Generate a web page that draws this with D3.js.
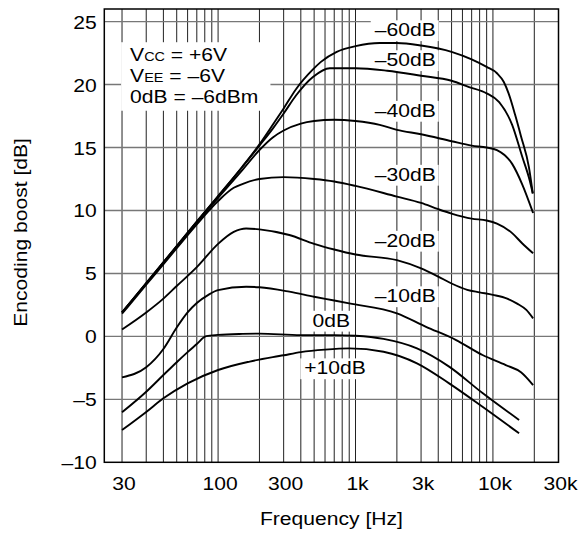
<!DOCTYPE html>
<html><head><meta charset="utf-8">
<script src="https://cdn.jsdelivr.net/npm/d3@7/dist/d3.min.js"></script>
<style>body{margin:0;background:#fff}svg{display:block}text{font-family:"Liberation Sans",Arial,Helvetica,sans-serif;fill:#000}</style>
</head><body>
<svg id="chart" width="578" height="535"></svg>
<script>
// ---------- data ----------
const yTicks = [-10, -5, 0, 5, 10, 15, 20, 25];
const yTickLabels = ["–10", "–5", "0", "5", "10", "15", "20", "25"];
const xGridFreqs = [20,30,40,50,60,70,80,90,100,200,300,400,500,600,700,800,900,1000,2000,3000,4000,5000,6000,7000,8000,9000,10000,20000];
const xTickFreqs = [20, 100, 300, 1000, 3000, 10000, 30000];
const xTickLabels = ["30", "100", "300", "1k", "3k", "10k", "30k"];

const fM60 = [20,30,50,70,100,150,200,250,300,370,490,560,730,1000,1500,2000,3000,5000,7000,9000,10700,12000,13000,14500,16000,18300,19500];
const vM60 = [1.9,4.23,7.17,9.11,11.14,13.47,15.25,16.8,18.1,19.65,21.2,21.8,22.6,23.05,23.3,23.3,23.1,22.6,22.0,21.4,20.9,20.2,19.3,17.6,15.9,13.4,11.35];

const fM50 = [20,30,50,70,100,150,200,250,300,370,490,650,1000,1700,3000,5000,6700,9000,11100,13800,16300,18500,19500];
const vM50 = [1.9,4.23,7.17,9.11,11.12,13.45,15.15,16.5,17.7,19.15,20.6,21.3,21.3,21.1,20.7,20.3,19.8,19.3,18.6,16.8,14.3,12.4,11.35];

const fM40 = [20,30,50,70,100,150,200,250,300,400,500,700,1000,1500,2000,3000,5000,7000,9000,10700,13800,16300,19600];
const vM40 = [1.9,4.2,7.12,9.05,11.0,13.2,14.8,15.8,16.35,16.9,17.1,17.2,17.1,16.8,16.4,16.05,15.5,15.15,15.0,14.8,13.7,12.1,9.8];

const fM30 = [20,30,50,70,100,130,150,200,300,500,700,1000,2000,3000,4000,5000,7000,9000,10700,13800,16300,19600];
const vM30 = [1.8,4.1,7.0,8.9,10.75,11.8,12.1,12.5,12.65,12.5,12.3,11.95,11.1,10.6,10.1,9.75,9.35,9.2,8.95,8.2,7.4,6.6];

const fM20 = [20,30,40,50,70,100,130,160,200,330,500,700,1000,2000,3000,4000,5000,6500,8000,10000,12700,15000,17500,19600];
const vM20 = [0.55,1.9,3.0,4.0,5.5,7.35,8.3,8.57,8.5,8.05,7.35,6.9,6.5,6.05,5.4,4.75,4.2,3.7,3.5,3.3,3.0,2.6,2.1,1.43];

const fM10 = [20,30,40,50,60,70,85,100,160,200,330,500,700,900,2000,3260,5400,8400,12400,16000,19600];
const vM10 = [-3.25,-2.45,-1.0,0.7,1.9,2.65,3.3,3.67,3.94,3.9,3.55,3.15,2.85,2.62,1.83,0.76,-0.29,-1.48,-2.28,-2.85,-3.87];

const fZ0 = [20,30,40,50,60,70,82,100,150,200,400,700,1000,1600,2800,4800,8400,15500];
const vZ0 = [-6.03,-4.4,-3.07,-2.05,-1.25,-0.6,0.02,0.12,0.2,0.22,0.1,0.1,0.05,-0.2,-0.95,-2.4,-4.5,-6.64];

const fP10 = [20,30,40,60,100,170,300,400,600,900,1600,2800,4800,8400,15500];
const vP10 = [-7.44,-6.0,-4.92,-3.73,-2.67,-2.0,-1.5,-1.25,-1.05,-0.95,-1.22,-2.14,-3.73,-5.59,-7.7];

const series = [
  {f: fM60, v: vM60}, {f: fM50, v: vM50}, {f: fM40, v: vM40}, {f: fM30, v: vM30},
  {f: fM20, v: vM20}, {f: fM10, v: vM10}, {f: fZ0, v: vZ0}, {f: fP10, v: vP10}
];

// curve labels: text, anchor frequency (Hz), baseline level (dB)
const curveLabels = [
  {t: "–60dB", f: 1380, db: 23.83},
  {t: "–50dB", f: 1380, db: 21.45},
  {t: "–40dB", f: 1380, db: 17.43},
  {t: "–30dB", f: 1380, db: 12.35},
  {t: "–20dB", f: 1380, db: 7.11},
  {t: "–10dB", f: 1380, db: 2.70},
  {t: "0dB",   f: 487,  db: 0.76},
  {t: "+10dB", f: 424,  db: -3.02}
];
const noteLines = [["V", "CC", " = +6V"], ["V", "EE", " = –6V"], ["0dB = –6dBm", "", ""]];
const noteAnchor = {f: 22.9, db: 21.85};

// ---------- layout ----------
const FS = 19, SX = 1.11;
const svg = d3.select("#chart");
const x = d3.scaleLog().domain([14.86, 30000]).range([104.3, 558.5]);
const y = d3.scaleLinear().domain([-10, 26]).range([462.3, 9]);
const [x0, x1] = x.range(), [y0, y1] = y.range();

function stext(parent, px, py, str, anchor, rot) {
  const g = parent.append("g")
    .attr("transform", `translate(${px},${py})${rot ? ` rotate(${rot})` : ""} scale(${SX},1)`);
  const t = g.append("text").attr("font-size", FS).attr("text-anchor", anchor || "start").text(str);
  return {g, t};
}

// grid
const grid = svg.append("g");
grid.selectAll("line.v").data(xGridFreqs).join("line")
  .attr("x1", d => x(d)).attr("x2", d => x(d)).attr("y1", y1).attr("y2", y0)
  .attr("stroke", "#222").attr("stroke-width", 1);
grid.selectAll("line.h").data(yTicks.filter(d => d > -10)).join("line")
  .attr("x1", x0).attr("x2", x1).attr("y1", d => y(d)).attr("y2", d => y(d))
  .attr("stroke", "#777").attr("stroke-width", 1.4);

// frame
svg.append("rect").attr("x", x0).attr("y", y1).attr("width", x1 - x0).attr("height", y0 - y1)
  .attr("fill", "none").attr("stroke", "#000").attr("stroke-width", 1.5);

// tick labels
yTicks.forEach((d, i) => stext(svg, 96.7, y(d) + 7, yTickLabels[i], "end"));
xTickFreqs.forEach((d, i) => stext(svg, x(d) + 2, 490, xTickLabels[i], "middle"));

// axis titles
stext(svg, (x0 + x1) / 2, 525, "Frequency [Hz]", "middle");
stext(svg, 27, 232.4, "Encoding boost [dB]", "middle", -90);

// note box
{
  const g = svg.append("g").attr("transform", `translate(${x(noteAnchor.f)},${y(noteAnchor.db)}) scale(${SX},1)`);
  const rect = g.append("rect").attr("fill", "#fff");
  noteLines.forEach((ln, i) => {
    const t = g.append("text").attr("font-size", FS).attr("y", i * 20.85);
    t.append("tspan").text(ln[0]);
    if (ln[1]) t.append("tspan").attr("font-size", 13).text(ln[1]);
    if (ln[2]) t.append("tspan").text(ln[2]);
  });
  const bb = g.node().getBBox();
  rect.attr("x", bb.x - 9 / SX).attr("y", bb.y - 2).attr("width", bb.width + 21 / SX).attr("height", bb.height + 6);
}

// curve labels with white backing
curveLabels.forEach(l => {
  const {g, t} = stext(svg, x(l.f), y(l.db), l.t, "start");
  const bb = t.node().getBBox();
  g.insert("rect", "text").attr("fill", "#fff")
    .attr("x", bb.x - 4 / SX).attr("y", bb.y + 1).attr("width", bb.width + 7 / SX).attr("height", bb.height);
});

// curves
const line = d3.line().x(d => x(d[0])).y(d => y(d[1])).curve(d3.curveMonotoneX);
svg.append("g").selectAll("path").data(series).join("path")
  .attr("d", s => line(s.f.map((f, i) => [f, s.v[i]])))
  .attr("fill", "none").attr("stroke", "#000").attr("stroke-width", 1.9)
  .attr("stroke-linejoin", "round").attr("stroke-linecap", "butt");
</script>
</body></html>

----------------

#### YOUR INSTRUCTIONS
Extract every line above that contains the word "with".

#### SOLUTION FOR THIS TASK
Generate a web page that draws this with D3.js.
// curve labels with white backing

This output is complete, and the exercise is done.